[BEGIN EXCERPTED RECORDS]
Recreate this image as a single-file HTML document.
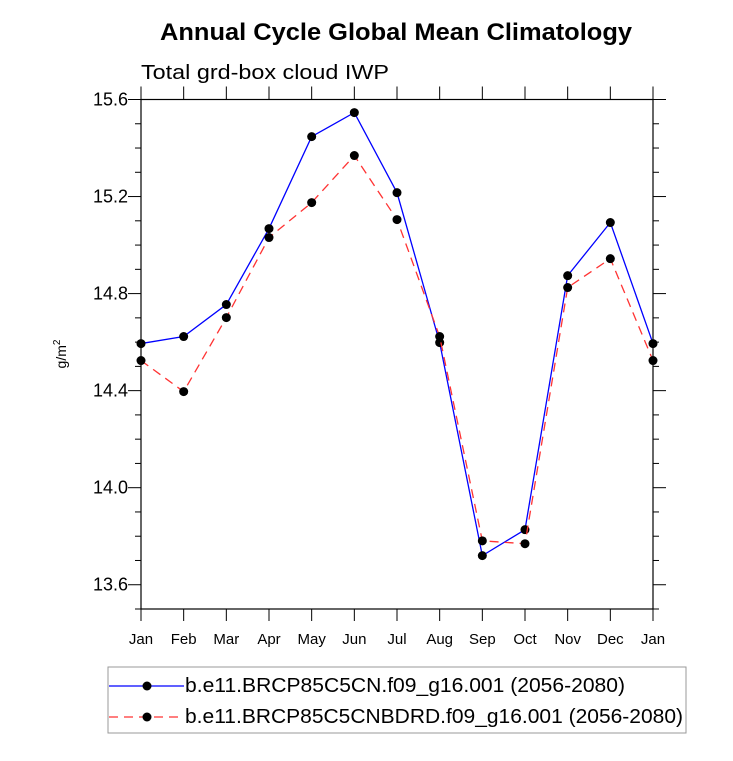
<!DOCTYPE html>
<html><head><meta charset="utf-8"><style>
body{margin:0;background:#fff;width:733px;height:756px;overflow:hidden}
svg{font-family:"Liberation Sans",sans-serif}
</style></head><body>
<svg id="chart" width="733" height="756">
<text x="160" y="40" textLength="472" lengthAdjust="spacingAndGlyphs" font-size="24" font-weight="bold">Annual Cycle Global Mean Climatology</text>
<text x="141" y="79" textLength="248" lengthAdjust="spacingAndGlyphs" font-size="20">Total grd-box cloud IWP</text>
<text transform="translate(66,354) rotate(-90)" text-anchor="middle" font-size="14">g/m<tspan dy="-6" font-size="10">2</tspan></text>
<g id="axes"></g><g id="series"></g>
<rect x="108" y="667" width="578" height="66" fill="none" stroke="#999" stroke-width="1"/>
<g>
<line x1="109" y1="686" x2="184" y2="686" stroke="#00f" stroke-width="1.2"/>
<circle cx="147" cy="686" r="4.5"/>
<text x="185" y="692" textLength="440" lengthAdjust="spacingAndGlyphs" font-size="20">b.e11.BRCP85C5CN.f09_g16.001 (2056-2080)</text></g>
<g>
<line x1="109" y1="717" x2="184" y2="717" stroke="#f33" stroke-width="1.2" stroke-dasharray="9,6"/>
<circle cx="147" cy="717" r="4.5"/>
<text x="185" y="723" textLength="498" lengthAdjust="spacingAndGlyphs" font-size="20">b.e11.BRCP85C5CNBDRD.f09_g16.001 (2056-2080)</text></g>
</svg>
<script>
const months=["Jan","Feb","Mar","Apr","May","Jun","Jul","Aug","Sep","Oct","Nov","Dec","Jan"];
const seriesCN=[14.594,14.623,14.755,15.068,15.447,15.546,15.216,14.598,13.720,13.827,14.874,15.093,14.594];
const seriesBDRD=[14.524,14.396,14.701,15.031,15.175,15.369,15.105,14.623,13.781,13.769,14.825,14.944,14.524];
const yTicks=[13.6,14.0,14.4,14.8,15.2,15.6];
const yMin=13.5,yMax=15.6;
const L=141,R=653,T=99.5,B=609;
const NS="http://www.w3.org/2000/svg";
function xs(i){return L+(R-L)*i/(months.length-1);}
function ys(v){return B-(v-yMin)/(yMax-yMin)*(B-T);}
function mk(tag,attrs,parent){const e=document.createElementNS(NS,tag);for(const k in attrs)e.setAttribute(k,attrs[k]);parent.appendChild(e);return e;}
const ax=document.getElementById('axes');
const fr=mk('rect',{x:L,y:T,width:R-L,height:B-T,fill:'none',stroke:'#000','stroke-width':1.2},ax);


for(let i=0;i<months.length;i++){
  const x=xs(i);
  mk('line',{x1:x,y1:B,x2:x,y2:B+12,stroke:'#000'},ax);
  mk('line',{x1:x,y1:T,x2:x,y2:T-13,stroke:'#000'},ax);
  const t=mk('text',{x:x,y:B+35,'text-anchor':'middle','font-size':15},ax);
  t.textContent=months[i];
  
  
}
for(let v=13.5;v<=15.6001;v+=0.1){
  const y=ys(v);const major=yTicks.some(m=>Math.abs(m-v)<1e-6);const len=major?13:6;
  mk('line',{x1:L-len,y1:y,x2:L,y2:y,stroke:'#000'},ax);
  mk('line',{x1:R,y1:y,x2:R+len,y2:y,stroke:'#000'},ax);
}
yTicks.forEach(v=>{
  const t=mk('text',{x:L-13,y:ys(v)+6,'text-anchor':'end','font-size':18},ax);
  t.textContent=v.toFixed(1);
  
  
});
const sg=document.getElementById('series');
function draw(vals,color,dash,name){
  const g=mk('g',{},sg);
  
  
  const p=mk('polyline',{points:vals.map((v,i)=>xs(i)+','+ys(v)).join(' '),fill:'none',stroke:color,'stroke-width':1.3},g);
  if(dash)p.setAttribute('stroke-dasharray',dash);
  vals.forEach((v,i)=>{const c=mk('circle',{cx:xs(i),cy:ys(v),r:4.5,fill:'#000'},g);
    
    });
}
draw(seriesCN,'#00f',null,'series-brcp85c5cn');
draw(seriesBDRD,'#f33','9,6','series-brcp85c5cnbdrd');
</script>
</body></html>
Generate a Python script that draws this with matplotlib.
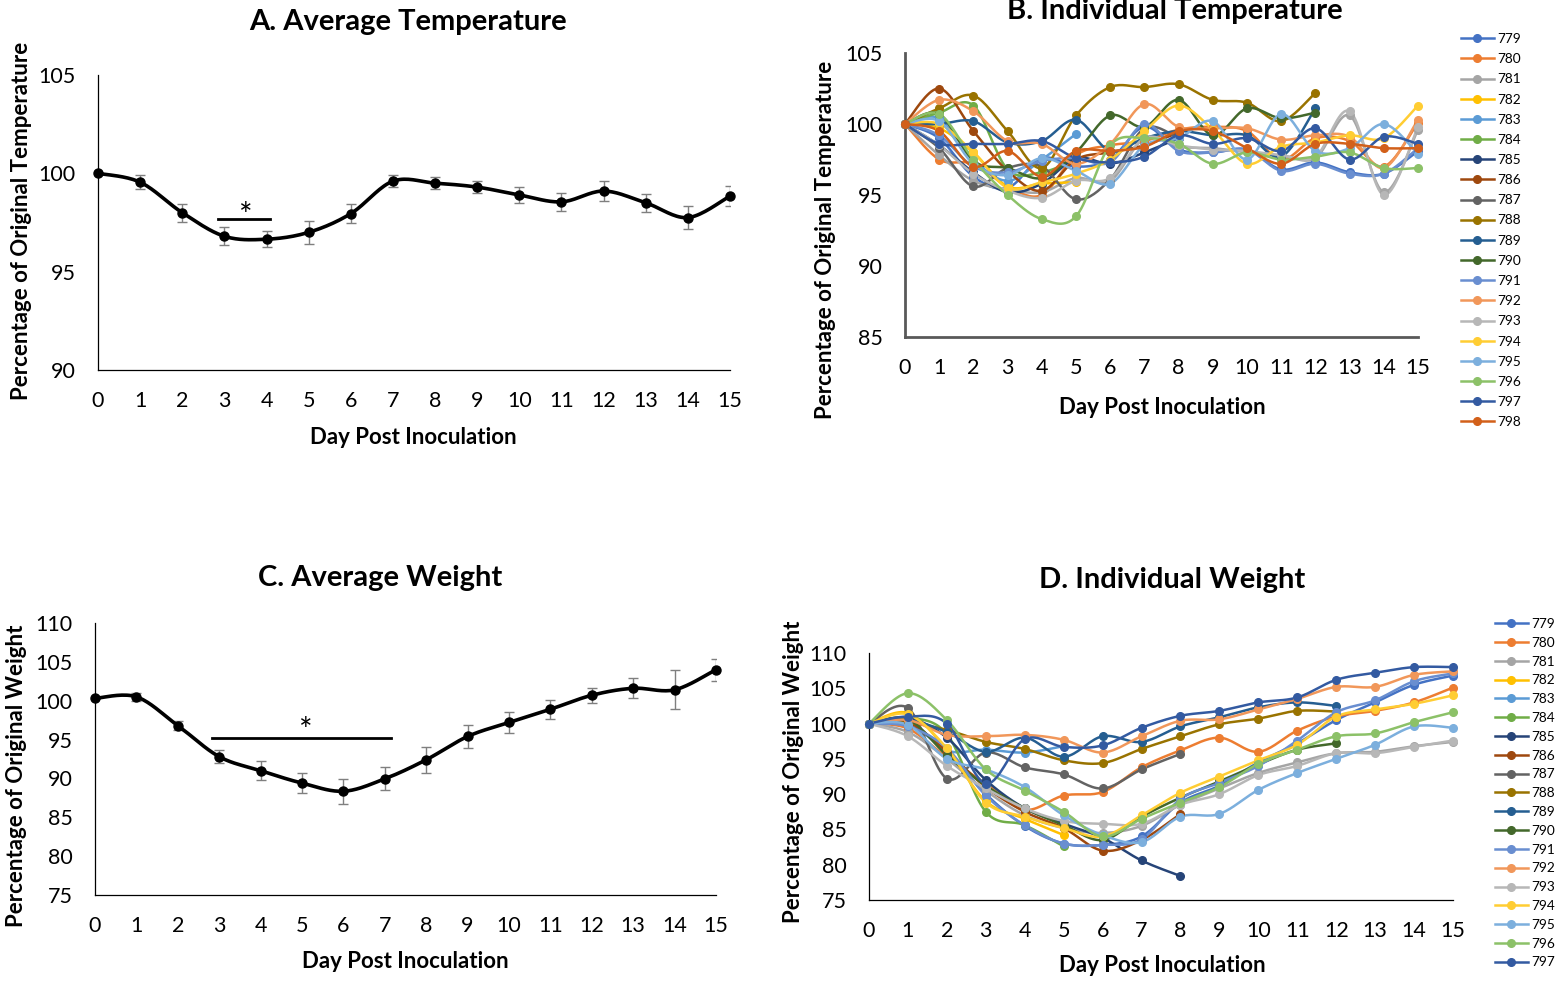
[END EXCERPTED RECORDS]
— EXERCISE AIM —
Retype every record above exactly as written, but leave out the pictures.

— FULL OUTPUT —
Recreate this image as a single-file HTML document.
<!DOCTYPE html>
<html><head><meta charset="utf-8"><style>
body{margin:0;background:#fff;width:733px;height:756px;overflow:hidden}
svg{font-family:"Liberation Sans",sans-serif}
</style></head><body>
<svg id="chart" width="733" height="756">
<text x="160" y="40" textLength="472" lengthAdjust="spacingAndGlyphs" font-size="24" font-weight="bold">Annual Cycle Global Mean Climatology</text>
<text x="141" y="79" textLength="248" lengthAdjust="spacingAndGlyphs" font-size="20">Total grd-box cloud IWP</text>
<text transform="translate(66,354) rotate(-90)" text-anchor="middle" font-size="14">g/m<tspan dy="-6" font-size="10">2</tspan></text>
<g id="axes"></g><g id="series"></g>
<rect x="108" y="667" width="578" height="66" fill="none" stroke="#999" stroke-width="1"/>
<g>
<line x1="109" y1="686" x2="184" y2="686" stroke="#00f" stroke-width="1.2"/>
<circle cx="147" cy="686" r="4.5"/>
<text x="185" y="692" textLength="440" lengthAdjust="spacingAndGlyphs" font-size="20">b.e11.BRCP85C5CN.f09_g16.001 (2056-2080)</text></g>
<g>
<line x1="109" y1="717" x2="184" y2="717" stroke="#f33" stroke-width="1.2" stroke-dasharray="9,6"/>
<circle cx="147" cy="717" r="4.5"/>
<text x="185" y="723" textLength="498" lengthAdjust="spacingAndGlyphs" font-size="20">b.e11.BRCP85C5CNBDRD.f09_g16.001 (2056-2080)</text></g>
</svg>
<script>
const months=["Jan","Feb","Mar","Apr","May","Jun","Jul","Aug","Sep","Oct","Nov","Dec","Jan"];
const seriesCN=[14.594,14.623,14.755,15.068,15.447,15.546,15.216,14.598,13.720,13.827,14.874,15.093,14.594];
const seriesBDRD=[14.524,14.396,14.701,15.031,15.175,15.369,15.105,14.623,13.781,13.769,14.825,14.944,14.524];
const yTicks=[13.6,14.0,14.4,14.8,15.2,15.6];
const yMin=13.5,yMax=15.6;
const L=141,R=653,T=99.5,B=609;
const NS="http://www.w3.org/2000/svg";
function xs(i){return L+(R-L)*i/(months.length-1);}
function ys(v){return B-(v-yMin)/(yMax-yMin)*(B-T);}
function mk(tag,attrs,parent){const e=document.createElementNS(NS,tag);for(const k in attrs)e.setAttribute(k,attrs[k]);parent.appendChild(e);return e;}
const ax=document.getElementById('axes');
const fr=mk('rect',{x:L,y:T,width:R-L,height:B-T,fill:'none',stroke:'#000','stroke-width':1.2},ax);


for(let i=0;i<months.length;i++){
  const x=xs(i);
  mk('line',{x1:x,y1:B,x2:x,y2:B+12,stroke:'#000'},ax);
  mk('line',{x1:x,y1:T,x2:x,y2:T-13,stroke:'#000'},ax);
  const t=mk('text',{x:x,y:B+35,'text-anchor':'middle','font-size':15},ax);
  t.textContent=months[i];
  
  
}
for(let v=13.5;v<=15.6001;v+=0.1){
  const y=ys(v);const major=yTicks.some(m=>Math.abs(m-v)<1e-6);const len=major?13:6;
  mk('line',{x1:L-len,y1:y,x2:L,y2:y,stroke:'#000'},ax);
  mk('line',{x1:R,y1:y,x2:R+len,y2:y,stroke:'#000'},ax);
}
yTicks.forEach(v=>{
  const t=mk('text',{x:L-13,y:ys(v)+6,'text-anchor':'end','font-size':18},ax);
  t.textContent=v.toFixed(1);
  
  
});
const sg=document.getElementById('series');
function draw(vals,color,dash,name){
  const g=mk('g',{},sg);
  
  
  const p=mk('polyline',{points:vals.map((v,i)=>xs(i)+','+ys(v)).join(' '),fill:'none',stroke:color,'stroke-width':1.3},g);
  if(dash)p.setAttribute('stroke-dasharray',dash);
  vals.forEach((v,i)=>{const c=mk('circle',{cx:xs(i),cy:ys(v),r:4.5,fill:'#000'},g);
    
    });
}
draw(seriesCN,'#00f',null,'series-brcp85c5cn');
draw(seriesBDRD,'#f33','9,6','series-brcp85c5cnbdrd');
</script>
</body></html>
Generate a Python script that draws this with matplotlib.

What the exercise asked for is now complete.